Our World Bank economists are projecting a contraction in Latin America’s GDP of over 7% in 2020.  This is the worst contraction since the start of reliable data in 1901, deeper than the Great Depression and much deeper than the Latin debt crisis or the 2008 recession.  It hits the poor and vulnerable the hardest – through illnesses, job and income losses, food supply disruptions, school closures and lower remittance flows.  

The poverty rate had been falling since the early 2000s but will go up significantly as tens of millions of people lose their jobs.  I mentioned having participated in the Antigua Summit in Guatemala in 1987.  A core value for the region at the Summit – and now – is democracy and the rule of law.  It provides the path to higher living standards and the freedoms we cherish.  Yet political systems were fragile before the pandemic and will be severely challenged now.

What is the WBG doing to support the region now and going forward?

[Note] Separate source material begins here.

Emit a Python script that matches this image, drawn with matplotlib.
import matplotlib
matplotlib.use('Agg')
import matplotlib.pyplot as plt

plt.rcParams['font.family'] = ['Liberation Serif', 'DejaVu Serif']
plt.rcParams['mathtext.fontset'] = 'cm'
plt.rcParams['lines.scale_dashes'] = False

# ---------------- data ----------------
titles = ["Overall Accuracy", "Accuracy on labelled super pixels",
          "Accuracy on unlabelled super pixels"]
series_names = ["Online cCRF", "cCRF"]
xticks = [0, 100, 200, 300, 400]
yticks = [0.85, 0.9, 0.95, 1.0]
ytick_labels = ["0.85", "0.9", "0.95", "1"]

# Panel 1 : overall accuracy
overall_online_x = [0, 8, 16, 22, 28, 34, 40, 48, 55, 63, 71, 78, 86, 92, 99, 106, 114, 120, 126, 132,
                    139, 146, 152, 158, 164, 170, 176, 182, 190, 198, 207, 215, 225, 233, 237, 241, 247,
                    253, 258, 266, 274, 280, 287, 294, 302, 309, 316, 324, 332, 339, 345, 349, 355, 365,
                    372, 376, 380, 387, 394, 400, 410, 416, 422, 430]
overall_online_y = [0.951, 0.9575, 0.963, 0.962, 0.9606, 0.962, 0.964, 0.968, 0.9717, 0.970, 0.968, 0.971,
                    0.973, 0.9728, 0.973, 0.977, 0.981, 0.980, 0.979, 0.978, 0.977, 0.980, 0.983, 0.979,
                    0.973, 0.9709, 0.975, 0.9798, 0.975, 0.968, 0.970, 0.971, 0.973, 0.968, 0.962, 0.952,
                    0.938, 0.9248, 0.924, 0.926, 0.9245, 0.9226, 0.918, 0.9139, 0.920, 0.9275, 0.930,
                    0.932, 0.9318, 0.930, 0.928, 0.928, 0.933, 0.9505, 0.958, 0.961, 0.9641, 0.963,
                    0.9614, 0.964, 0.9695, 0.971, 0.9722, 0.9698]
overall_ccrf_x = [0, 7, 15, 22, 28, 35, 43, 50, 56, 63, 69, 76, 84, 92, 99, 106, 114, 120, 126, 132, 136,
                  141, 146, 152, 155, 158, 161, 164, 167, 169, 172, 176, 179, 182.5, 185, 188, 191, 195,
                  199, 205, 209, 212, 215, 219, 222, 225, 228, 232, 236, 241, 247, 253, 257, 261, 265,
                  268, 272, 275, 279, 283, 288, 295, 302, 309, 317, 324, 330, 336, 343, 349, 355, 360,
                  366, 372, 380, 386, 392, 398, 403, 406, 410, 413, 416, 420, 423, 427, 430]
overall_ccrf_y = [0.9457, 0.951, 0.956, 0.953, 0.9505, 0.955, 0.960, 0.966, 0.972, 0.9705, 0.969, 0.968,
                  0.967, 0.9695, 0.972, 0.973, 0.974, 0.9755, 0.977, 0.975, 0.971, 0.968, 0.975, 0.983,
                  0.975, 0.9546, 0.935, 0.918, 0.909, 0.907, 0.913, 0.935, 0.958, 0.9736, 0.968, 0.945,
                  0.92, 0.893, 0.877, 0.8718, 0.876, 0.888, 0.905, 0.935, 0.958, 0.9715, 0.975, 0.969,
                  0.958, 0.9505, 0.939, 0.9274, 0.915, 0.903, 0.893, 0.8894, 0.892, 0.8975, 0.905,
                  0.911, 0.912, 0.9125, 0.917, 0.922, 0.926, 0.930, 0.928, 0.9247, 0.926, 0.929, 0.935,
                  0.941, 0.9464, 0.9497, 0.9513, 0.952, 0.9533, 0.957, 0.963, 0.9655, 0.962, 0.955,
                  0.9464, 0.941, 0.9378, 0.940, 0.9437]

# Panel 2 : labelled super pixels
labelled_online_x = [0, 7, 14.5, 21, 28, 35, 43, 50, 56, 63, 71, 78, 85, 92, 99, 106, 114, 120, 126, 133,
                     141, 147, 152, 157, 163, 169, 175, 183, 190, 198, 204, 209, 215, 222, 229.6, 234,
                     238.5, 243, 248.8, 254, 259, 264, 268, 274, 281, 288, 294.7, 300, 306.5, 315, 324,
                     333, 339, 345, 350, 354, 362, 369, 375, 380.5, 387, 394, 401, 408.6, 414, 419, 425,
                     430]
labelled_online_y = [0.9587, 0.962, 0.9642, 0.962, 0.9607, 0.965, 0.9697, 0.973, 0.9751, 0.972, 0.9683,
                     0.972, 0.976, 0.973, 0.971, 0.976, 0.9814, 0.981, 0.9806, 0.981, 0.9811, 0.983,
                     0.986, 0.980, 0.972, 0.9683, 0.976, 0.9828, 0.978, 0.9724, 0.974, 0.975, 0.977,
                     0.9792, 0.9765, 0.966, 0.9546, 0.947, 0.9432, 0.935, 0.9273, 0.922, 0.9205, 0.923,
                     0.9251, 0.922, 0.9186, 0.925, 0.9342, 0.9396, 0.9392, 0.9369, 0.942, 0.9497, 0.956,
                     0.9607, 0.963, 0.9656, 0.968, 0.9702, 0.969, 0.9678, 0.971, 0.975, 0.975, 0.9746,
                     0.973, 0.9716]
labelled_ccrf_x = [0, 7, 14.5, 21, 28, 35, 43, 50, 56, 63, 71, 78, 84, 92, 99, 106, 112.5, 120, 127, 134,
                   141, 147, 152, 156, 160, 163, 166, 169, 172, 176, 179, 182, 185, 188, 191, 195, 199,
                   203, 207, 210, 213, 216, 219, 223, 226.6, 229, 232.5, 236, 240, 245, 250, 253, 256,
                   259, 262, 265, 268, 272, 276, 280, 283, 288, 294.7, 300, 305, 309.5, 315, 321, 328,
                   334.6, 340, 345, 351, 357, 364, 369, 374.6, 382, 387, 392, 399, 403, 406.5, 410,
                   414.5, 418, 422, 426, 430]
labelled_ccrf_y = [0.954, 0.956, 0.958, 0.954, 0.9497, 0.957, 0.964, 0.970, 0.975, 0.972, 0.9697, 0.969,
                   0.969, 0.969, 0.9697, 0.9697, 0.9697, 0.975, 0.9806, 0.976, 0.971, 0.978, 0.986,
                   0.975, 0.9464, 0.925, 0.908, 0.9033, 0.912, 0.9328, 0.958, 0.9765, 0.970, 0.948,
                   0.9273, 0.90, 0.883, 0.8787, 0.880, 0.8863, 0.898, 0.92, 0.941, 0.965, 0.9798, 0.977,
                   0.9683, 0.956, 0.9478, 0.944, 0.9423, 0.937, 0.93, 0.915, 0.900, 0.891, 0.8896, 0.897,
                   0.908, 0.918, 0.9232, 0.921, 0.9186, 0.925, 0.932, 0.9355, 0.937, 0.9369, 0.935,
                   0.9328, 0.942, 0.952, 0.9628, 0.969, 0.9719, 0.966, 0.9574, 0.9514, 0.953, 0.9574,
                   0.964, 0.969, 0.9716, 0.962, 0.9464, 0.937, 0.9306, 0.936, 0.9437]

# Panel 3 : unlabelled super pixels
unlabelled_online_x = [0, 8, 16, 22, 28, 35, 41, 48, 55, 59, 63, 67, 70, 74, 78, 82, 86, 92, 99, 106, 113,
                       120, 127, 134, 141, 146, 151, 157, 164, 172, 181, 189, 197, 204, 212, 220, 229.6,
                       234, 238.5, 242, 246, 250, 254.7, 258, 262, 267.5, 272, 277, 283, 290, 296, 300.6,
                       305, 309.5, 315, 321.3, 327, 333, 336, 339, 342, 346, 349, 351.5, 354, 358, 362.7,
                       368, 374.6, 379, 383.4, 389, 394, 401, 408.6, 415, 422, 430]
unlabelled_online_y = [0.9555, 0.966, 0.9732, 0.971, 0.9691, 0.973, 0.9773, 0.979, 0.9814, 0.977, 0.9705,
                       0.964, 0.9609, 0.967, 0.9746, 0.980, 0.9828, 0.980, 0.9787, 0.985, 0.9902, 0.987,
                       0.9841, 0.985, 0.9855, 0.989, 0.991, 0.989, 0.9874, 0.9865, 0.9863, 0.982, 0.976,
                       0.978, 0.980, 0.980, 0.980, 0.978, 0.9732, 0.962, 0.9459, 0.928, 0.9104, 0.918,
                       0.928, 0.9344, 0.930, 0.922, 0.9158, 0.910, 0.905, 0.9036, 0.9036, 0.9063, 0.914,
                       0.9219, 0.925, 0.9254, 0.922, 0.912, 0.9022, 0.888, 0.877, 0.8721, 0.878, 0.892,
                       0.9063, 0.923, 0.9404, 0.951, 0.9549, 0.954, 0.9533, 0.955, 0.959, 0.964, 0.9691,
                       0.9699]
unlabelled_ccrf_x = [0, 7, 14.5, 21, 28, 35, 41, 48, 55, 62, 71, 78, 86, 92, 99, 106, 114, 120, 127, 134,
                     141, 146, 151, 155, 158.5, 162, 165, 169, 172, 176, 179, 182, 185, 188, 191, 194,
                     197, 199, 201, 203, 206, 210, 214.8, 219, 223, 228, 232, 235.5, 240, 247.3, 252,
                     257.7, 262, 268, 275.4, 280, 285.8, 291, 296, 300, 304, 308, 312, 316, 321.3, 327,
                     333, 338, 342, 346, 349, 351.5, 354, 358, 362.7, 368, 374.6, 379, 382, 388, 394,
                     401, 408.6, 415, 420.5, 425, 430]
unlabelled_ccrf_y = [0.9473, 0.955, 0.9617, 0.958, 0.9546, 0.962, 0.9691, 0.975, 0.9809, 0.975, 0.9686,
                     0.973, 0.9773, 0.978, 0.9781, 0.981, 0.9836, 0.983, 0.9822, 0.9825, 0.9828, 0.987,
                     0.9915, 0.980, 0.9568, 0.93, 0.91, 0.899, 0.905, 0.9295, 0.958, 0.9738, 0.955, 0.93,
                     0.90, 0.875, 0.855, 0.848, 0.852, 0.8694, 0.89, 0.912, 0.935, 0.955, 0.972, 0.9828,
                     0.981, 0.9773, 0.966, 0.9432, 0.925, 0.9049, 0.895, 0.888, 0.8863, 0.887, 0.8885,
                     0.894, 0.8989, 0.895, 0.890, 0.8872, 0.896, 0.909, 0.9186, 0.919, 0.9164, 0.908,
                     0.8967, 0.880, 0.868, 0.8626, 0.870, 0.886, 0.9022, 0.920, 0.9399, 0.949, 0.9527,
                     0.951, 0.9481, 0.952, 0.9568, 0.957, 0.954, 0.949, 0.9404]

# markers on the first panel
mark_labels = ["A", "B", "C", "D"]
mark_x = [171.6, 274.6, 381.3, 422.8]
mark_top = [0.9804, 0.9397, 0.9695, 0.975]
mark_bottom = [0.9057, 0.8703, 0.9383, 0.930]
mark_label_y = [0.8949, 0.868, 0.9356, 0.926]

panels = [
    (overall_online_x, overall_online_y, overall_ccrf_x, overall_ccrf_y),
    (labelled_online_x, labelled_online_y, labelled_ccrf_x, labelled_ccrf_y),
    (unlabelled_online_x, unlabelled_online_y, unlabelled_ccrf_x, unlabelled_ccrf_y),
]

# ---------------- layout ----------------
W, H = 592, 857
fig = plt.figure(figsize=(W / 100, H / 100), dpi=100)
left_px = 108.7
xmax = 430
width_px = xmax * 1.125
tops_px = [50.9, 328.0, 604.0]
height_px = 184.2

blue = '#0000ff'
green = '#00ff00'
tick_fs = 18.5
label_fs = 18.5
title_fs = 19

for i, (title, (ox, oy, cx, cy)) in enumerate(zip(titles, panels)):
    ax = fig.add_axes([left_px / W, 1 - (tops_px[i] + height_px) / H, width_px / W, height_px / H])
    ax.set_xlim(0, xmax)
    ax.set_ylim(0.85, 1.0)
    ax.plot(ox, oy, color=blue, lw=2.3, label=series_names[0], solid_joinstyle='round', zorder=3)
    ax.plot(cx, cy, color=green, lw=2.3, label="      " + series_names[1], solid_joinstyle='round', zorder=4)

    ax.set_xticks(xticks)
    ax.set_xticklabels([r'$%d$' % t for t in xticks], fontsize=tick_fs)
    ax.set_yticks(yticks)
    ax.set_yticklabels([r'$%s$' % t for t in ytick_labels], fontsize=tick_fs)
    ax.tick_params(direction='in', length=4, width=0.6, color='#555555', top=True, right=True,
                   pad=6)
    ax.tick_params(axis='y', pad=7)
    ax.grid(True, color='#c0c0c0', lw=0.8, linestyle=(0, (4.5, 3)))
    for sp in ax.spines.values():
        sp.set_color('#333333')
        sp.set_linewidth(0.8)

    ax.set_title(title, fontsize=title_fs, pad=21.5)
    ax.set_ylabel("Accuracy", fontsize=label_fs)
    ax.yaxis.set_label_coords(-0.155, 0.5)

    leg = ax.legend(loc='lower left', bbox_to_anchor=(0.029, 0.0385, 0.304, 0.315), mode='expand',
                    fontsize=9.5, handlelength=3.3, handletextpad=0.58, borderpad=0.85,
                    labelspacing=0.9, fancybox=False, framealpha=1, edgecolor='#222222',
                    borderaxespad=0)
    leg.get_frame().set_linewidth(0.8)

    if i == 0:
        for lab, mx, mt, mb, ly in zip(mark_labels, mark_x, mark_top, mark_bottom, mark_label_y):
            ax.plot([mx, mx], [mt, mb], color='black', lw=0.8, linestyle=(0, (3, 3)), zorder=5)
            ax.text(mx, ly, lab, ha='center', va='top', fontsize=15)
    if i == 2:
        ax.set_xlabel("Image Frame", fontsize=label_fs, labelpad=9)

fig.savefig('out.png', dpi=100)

The WBG’s objective is assisting countries to meet the dual challenge they now confront: (i) addressing the health threat, and the social and economic impacts of the COVID-19 crisis, while (ii) maintaining a line of sight to their long-term development vision.  Along with the IMF and the IDB, we at the WBG are providing immediate support to the region through (1) emergency health operations to save lives, (2) crisis response operations to save livelihoods, preserve jobs, and ensure more sustainable business growth and job creation, and (3) technical assistance and policy advice to manage both the immediate pandemic policy response and the recovery.

To limit the harm of COVID-19, it is important to secure core public services, maintain a private sector and get money directly to people.  This will allow a quicker return to business creation and sustainable development after the pandemic has passed.  During this mitigation period, countries should focus on targeted support to households and essential public and private sector services; and remain vigilant to counter potential financial disruptions.

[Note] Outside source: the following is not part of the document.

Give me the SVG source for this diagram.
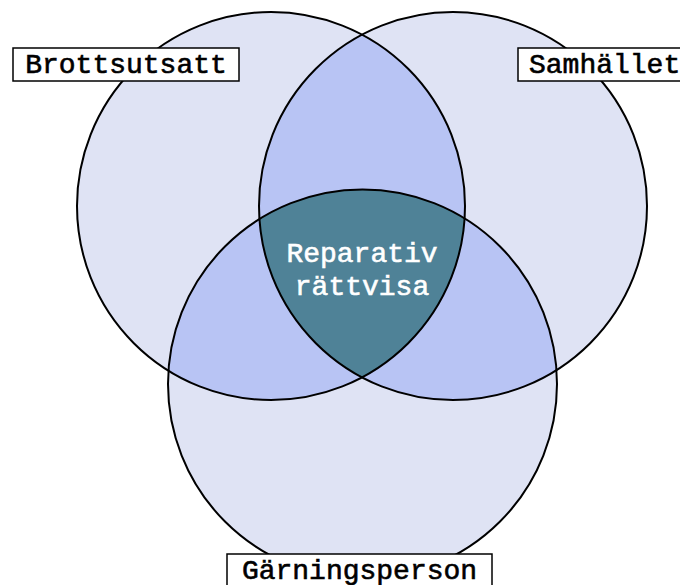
<svg xmlns="http://www.w3.org/2000/svg" width="680" height="585" viewBox="0 0 680 585">
  <style>
    .ring { fill: none; stroke: #000; stroke-width: 2; }
    .box { fill: #fff; stroke: #000; stroke-width: 1.5; }
    .lbl { font-family: "Liberation Mono", "Courier New", monospace; font-weight: normal; font-size: 28px; fill: #000; stroke: #000; stroke-width: 0.6; }
    .ctr { font-family: "Liberation Mono", "Courier New", monospace; font-weight: normal; font-size: 28px; fill: #fff; stroke: #fff; stroke-width: 0.6; text-anchor: middle; }
  </style>
  <defs>
    <clipPath id="cA"><circle cx="271" cy="206" r="194"/></clipPath>
    <clipPath id="cB"><circle cx="453" cy="206" r="194"/></clipPath>
  </defs>
  <rect width="680" height="585" fill="#fff"/>
  <g id="fills">
    <circle cx="271" cy="206" r="194" fill="#dfe3f4"/>
    <circle cx="453" cy="206" r="194" fill="#dfe3f4"/>
    <circle cx="362.5" cy="384" r="194.5" fill="#dfe3f4"/>
    <g clip-path="url(#cA)">
      <circle cx="453" cy="206" r="194" fill="#b8c4f4"/>
      <circle cx="362.5" cy="384" r="194.5" fill="#b8c4f4"/>
    </g>
    <g clip-path="url(#cB)">
      <circle cx="362.5" cy="384" r="194.5" fill="#b8c4f4"/>
    </g>
    <g clip-path="url(#cA)">
      <g clip-path="url(#cB)">
        <circle cx="362.5" cy="384" r="194.5" fill="#4f8297"/>
      </g>
    </g>
  </g>
  <g id="brottsutsatt-circle"><circle class="ring" cx="271" cy="206" r="194"/></g>
  <g id="samhallet-circle"><circle class="ring" cx="453" cy="206" r="194"/></g>
  <g id="garningsperson-circle"><circle class="ring" cx="362.5" cy="384" r="194.5"/></g>
  <g id="connectors"></g>
  <g id="brottsutsatt">
    <rect class="box" x="13" y="48" width="226" height="33"/>
    <text class="lbl" x="126" y="73" text-anchor="middle">Brottsutsatt</text>
  </g>
  <g id="samhallet">
    <rect class="box" x="518" y="48" width="170" height="33"/>
    <text class="lbl" x="529" y="73">Samhället</text>
  </g>
  <g id="garningsperson">
    <rect class="box" x="227" y="554" width="265" height="40"/>
    <text class="lbl" x="359.5" y="579" text-anchor="middle">Gärningsperson</text>
  </g>
  <g id="reparativ-rattvisa">
    <text class="ctr" x="362" y="262">Reparativ</text>
    <text class="ctr" x="362" y="295">rättvisa</text>
  </g>
</svg>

During the recovery period, it will be important that countries allow an orderly allocation of new capital toward sectors that are productive in the new post-pandemic structures that emerge.  To succeed in this, countries will need reforms that allow capital and labor to adjust relatively fast—by speeding the resolution of disputes, reducing regulatory barriers, and reforming the costly subsidies, monopolies and protected state-owned enterprises that have slowed development.

Importantly, transparency of all government financial commitments, debt-like instruments and investments is a key step in creating an attractive investment climate and could make substantial progress this year.

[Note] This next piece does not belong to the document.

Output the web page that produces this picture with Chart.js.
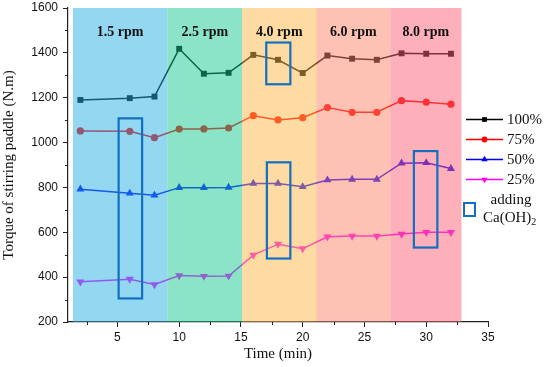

Moving forward, the region should work to strengthen policies, institutions and investments to achieve higher incomes for all, especially the poor, and more resilient, inclusive and sustainable growth.  The region faces a pressing structural reform agenda that it must pursue in order to reignite both growth and hope.   

I’d like to mention an important personnel change at the World Bank.  As many of you know, Axel van Trotsenburg became Managing Director for Operations, replacing Kristalina Georgieva.  Carlos Felipe Jaramillo has become Vice President for Latin America and the Caribbean, and I hope you will all get a chance to meet him as he works with me, Axel and other World Bank and IFC managers on the issues I’ve been discussing.


There is no doubt that the health and economic challenges facing Latin America and the Caribbean are vast and the risks great.  The WBG is eager to work with countries across the region to respond to the crisis and build a strong recovery process.  Our hope is that people in the region make strong gains in living standards in the next decade.  Future generations’ prosperity will depend on bold action now.  The WBG stands ready to help our clients move their country and regional goals forward.